What is expected: Among the lines below, count those with "chart". Give only the number.

Dataset content:
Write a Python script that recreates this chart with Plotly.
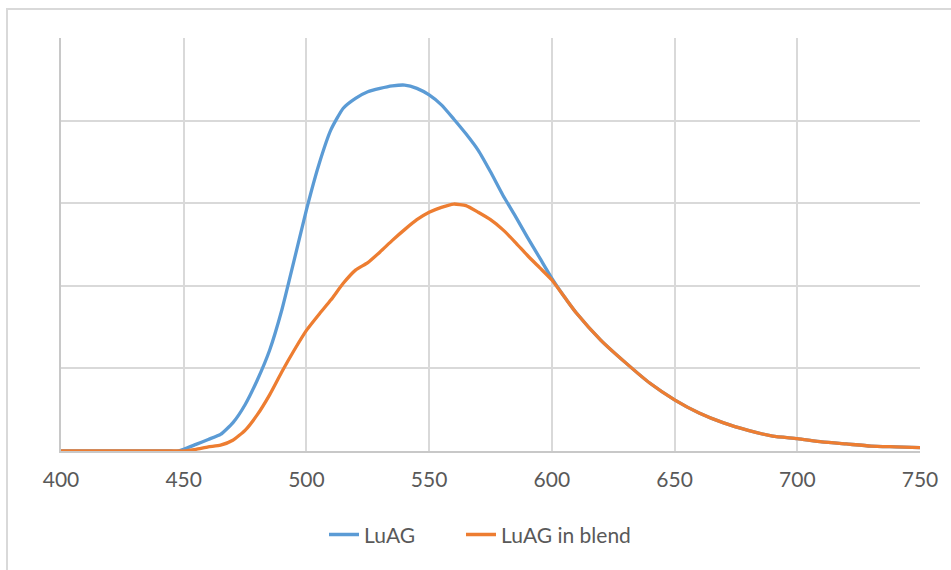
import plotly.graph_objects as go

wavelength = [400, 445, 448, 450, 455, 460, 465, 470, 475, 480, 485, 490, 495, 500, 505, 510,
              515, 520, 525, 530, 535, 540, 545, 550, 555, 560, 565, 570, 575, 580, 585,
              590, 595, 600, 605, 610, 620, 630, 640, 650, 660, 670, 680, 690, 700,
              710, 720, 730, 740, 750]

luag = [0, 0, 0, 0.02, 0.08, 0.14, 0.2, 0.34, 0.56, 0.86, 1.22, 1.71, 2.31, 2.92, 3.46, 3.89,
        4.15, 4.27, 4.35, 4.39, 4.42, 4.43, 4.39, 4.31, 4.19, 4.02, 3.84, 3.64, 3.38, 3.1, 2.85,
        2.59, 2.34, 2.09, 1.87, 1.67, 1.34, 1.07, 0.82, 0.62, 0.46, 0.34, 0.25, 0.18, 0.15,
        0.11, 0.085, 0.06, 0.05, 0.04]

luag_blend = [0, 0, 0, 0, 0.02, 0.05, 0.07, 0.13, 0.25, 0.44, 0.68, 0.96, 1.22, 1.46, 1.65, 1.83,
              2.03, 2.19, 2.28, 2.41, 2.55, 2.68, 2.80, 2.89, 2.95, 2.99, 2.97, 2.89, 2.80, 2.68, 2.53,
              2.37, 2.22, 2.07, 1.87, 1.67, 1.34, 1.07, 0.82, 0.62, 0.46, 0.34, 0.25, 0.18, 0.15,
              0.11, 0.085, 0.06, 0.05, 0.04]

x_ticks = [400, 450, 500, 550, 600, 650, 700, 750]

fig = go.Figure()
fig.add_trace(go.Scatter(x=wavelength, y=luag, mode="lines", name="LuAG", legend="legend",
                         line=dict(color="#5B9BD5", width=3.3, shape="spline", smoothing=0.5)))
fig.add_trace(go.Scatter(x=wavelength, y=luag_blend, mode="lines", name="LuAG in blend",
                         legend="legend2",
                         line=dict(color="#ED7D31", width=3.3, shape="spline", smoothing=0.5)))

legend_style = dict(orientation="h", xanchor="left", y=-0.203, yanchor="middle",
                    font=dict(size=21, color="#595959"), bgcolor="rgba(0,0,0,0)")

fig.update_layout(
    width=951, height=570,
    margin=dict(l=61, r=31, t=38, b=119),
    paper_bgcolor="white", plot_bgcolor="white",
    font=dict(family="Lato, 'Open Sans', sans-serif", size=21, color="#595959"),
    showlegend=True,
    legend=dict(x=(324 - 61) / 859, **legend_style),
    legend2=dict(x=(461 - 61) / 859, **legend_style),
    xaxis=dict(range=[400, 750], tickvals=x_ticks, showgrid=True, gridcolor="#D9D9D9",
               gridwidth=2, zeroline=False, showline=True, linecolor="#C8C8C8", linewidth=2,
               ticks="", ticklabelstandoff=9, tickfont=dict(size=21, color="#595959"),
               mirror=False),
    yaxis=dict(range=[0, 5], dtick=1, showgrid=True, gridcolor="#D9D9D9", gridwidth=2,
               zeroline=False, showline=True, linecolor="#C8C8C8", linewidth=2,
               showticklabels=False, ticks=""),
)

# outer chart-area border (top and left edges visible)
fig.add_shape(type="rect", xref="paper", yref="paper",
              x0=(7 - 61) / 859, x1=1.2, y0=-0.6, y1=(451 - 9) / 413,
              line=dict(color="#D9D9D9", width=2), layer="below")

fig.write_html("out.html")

Output of the exercise: 2